* Start Recorded information *

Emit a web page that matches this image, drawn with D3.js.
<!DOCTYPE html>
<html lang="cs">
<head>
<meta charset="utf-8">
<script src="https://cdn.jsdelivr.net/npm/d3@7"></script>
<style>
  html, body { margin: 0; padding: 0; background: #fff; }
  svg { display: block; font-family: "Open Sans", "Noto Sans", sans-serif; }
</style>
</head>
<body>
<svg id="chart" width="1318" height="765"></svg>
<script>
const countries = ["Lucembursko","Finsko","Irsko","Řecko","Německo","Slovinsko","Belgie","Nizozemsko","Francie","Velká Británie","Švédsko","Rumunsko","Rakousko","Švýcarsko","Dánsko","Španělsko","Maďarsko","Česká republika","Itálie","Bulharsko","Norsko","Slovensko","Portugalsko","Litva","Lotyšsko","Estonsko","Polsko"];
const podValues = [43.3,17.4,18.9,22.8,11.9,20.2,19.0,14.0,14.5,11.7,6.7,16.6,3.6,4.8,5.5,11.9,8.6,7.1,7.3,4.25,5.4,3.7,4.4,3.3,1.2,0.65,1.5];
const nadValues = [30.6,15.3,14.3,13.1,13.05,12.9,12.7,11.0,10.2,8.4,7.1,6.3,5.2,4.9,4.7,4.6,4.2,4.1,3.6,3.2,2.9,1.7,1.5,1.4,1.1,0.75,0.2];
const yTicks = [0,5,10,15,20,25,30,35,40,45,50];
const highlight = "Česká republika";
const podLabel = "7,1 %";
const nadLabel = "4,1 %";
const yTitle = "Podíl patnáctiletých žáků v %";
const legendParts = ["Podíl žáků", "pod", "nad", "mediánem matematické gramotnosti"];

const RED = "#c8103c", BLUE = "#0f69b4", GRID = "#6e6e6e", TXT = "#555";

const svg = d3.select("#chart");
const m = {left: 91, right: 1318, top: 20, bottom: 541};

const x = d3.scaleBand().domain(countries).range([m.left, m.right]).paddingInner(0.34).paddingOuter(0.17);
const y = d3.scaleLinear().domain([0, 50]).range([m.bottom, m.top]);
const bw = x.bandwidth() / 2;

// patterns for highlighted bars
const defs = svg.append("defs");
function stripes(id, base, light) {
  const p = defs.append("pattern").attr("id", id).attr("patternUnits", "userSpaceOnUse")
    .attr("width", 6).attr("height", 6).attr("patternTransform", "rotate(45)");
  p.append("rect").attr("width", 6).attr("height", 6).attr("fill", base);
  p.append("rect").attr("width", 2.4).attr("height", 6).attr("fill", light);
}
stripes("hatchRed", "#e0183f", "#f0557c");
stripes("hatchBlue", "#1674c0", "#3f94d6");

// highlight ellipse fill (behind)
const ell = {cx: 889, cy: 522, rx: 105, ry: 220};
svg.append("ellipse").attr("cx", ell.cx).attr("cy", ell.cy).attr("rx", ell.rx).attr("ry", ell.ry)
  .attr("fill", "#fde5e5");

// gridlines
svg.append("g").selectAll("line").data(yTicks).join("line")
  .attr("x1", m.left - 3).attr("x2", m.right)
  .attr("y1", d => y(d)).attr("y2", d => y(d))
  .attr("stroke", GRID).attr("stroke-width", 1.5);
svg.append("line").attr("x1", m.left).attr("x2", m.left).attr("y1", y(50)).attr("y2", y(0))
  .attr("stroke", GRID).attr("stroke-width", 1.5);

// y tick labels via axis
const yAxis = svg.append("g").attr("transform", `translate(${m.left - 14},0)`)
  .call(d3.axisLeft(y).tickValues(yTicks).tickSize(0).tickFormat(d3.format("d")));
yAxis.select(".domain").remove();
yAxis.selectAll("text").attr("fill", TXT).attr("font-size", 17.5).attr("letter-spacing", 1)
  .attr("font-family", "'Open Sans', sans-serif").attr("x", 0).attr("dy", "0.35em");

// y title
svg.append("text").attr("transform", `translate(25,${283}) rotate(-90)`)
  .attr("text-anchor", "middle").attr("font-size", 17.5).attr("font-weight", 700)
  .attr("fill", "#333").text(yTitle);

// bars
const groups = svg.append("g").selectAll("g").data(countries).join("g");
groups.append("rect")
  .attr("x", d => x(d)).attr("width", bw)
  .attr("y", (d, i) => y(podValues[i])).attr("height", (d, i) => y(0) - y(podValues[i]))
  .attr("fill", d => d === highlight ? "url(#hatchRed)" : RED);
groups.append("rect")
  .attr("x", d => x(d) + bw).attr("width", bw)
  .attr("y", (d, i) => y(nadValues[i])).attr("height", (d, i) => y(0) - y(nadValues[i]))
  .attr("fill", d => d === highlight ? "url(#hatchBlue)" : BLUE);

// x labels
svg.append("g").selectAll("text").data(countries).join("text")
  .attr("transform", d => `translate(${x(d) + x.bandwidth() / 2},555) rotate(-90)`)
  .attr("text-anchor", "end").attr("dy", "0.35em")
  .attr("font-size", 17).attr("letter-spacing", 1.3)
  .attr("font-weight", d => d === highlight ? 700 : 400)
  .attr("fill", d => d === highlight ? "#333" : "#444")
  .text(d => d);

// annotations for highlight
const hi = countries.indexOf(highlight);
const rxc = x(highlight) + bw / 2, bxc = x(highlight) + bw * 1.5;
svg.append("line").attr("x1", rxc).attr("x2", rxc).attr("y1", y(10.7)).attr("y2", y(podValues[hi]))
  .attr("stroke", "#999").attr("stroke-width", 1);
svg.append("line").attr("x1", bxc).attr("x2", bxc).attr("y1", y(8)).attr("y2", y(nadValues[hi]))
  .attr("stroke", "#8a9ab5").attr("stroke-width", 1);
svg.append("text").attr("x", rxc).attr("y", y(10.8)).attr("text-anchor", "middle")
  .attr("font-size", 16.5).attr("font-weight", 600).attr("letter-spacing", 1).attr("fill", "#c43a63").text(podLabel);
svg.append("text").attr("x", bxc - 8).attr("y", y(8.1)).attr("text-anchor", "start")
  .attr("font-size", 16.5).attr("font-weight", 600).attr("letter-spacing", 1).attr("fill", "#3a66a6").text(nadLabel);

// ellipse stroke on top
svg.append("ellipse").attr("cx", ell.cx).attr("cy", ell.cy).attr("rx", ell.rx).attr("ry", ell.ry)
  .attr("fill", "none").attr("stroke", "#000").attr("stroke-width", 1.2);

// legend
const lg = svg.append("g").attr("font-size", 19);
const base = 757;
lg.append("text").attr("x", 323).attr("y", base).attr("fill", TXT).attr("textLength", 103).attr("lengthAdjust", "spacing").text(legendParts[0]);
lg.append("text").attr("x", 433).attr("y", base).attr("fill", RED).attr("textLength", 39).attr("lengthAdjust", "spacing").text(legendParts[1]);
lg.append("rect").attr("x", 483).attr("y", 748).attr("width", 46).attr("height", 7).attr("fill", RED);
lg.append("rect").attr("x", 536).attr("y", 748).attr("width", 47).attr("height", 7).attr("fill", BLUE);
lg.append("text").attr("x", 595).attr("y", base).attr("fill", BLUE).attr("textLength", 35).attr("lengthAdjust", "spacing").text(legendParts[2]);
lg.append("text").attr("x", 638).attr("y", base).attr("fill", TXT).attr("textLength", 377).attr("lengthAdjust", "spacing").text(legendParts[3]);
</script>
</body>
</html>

* End Recorded information *

Nothing in the listing may be changed; retype it all exactly.

Emit a web page that matches this image, drawn with D3.js.
<!DOCTYPE html>
<html lang="cs">
<head>
<meta charset="utf-8">
<script src="https://cdn.jsdelivr.net/npm/d3@7"></script>
<style>
  html, body { margin: 0; padding: 0; background: #fff; }
  svg { display: block; font-family: "Open Sans", "Noto Sans", sans-serif; }
</style>
</head>
<body>
<svg id="chart" width="1318" height="765"></svg>
<script>
const countries = ["Lucembursko","Finsko","Irsko","Řecko","Německo","Slovinsko","Belgie","Nizozemsko","Francie","Velká Británie","Švédsko","Rumunsko","Rakousko","Švýcarsko","Dánsko","Španělsko","Maďarsko","Česká republika","Itálie","Bulharsko","Norsko","Slovensko","Portugalsko","Litva","Lotyšsko","Estonsko","Polsko"];
const podValues = [43.3,17.4,18.9,22.8,11.9,20.2,19.0,14.0,14.5,11.7,6.7,16.6,3.6,4.8,5.5,11.9,8.6,7.1,7.3,4.25,5.4,3.7,4.4,3.3,1.2,0.65,1.5];
const nadValues = [30.6,15.3,14.3,13.1,13.05,12.9,12.7,11.0,10.2,8.4,7.1,6.3,5.2,4.9,4.7,4.6,4.2,4.1,3.6,3.2,2.9,1.7,1.5,1.4,1.1,0.75,0.2];
const yTicks = [0,5,10,15,20,25,30,35,40,45,50];
const highlight = "Česká republika";
const podLabel = "7,1 %";
const nadLabel = "4,1 %";
const yTitle = "Podíl patnáctiletých žáků v %";
const legendParts = ["Podíl žáků", "pod", "nad", "mediánem matematické gramotnosti"];

const RED = "#c8103c", BLUE = "#0f69b4", GRID = "#6e6e6e", TXT = "#555";

const svg = d3.select("#chart");
const m = {left: 91, right: 1318, top: 20, bottom: 541};

const x = d3.scaleBand().domain(countries).range([m.left, m.right]).paddingInner(0.34).paddingOuter(0.17);
const y = d3.scaleLinear().domain([0, 50]).range([m.bottom, m.top]);
const bw = x.bandwidth() / 2;

// patterns for highlighted bars
const defs = svg.append("defs");
function stripes(id, base, light) {
  const p = defs.append("pattern").attr("id", id).attr("patternUnits", "userSpaceOnUse")
    .attr("width", 6).attr("height", 6).attr("patternTransform", "rotate(45)");
  p.append("rect").attr("width", 6).attr("height", 6).attr("fill", base);
  p.append("rect").attr("width", 2.4).attr("height", 6).attr("fill", light);
}
stripes("hatchRed", "#e0183f", "#f0557c");
stripes("hatchBlue", "#1674c0", "#3f94d6");

// highlight ellipse fill (behind)
const ell = {cx: 889, cy: 522, rx: 105, ry: 220};
svg.append("ellipse").attr("cx", ell.cx).attr("cy", ell.cy).attr("rx", ell.rx).attr("ry", ell.ry)
  .attr("fill", "#fde5e5");

// gridlines
svg.append("g").selectAll("line").data(yTicks).join("line")
  .attr("x1", m.left - 3).attr("x2", m.right)
  .attr("y1", d => y(d)).attr("y2", d => y(d))
  .attr("stroke", GRID).attr("stroke-width", 1.5);
svg.append("line").attr("x1", m.left).attr("x2", m.left).attr("y1", y(50)).attr("y2", y(0))
  .attr("stroke", GRID).attr("stroke-width", 1.5);

// y tick labels via axis
const yAxis = svg.append("g").attr("transform", `translate(${m.left - 14},0)`)
  .call(d3.axisLeft(y).tickValues(yTicks).tickSize(0).tickFormat(d3.format("d")));
yAxis.select(".domain").remove();
yAxis.selectAll("text").attr("fill", TXT).attr("font-size", 17.5).attr("letter-spacing", 1)
  .attr("font-family", "'Open Sans', sans-serif").attr("x", 0).attr("dy", "0.35em");

// y title
svg.append("text").attr("transform", `translate(25,${283}) rotate(-90)`)
  .attr("text-anchor", "middle").attr("font-size", 17.5).attr("font-weight", 700)
  .attr("fill", "#333").text(yTitle);

// bars
const groups = svg.append("g").selectAll("g").data(countries).join("g");
groups.append("rect")
  .attr("x", d => x(d)).attr("width", bw)
  .attr("y", (d, i) => y(podValues[i])).attr("height", (d, i) => y(0) - y(podValues[i]))
  .attr("fill", d => d === highlight ? "url(#hatchRed)" : RED);
groups.append("rect")
  .attr("x", d => x(d) + bw).attr("width", bw)
  .attr("y", (d, i) => y(nadValues[i])).attr("height", (d, i) => y(0) - y(nadValues[i]))
  .attr("fill", d => d === highlight ? "url(#hatchBlue)" : BLUE);

// x labels
svg.append("g").selectAll("text").data(countries).join("text")
  .attr("transform", d => `translate(${x(d) + x.bandwidth() / 2},555) rotate(-90)`)
  .attr("text-anchor", "end").attr("dy", "0.35em")
  .attr("font-size", 17).attr("letter-spacing", 1.3)
  .attr("font-weight", d => d === highlight ? 700 : 400)
  .attr("fill", d => d === highlight ? "#333" : "#444")
  .text(d => d);

// annotations for highlight
const hi = countries.indexOf(highlight);
const rxc = x(highlight) + bw / 2, bxc = x(highlight) + bw * 1.5;
svg.append("line").attr("x1", rxc).attr("x2", rxc).attr("y1", y(10.7)).attr("y2", y(podValues[hi]))
  .attr("stroke", "#999").attr("stroke-width", 1);
svg.append("line").attr("x1", bxc).attr("x2", bxc).attr("y1", y(8)).attr("y2", y(nadValues[hi]))
  .attr("stroke", "#8a9ab5").attr("stroke-width", 1);
svg.append("text").attr("x", rxc).attr("y", y(10.8)).attr("text-anchor", "middle")
  .attr("font-size", 16.5).attr("font-weight", 600).attr("letter-spacing", 1).attr("fill", "#c43a63").text(podLabel);
svg.append("text").attr("x", bxc - 8).attr("y", y(8.1)).attr("text-anchor", "start")
  .attr("font-size", 16.5).attr("font-weight", 600).attr("letter-spacing", 1).attr("fill", "#3a66a6").text(nadLabel);

// ellipse stroke on top
svg.append("ellipse").attr("cx", ell.cx).attr("cy", ell.cy).attr("rx", ell.rx).attr("ry", ell.ry)
  .attr("fill", "none").attr("stroke", "#000").attr("stroke-width", 1.2);

// legend
const lg = svg.append("g").attr("font-size", 19);
const base = 757;
lg.append("text").attr("x", 323).attr("y", base).attr("fill", TXT).attr("textLength", 103).attr("lengthAdjust", "spacing").text(legendParts[0]);
lg.append("text").attr("x", 433).attr("y", base).attr("fill", RED).attr("textLength", 39).attr("lengthAdjust", "spacing").text(legendParts[1]);
lg.append("rect").attr("x", 483).attr("y", 748).attr("width", 46).attr("height", 7).attr("fill", RED);
lg.append("rect").attr("x", 536).attr("y", 748).attr("width", 47).attr("height", 7).attr("fill", BLUE);
lg.append("text").attr("x", 595).attr("y", base).attr("fill", BLUE).attr("textLength", 35).attr("lengthAdjust", "spacing").text(legendParts[2]);
lg.append("text").attr("x", 638).attr("y", base).attr("fill", TXT).attr("textLength", 377).attr("lengthAdjust", "spacing").text(legendParts[3]);
</script>
</body>
</html>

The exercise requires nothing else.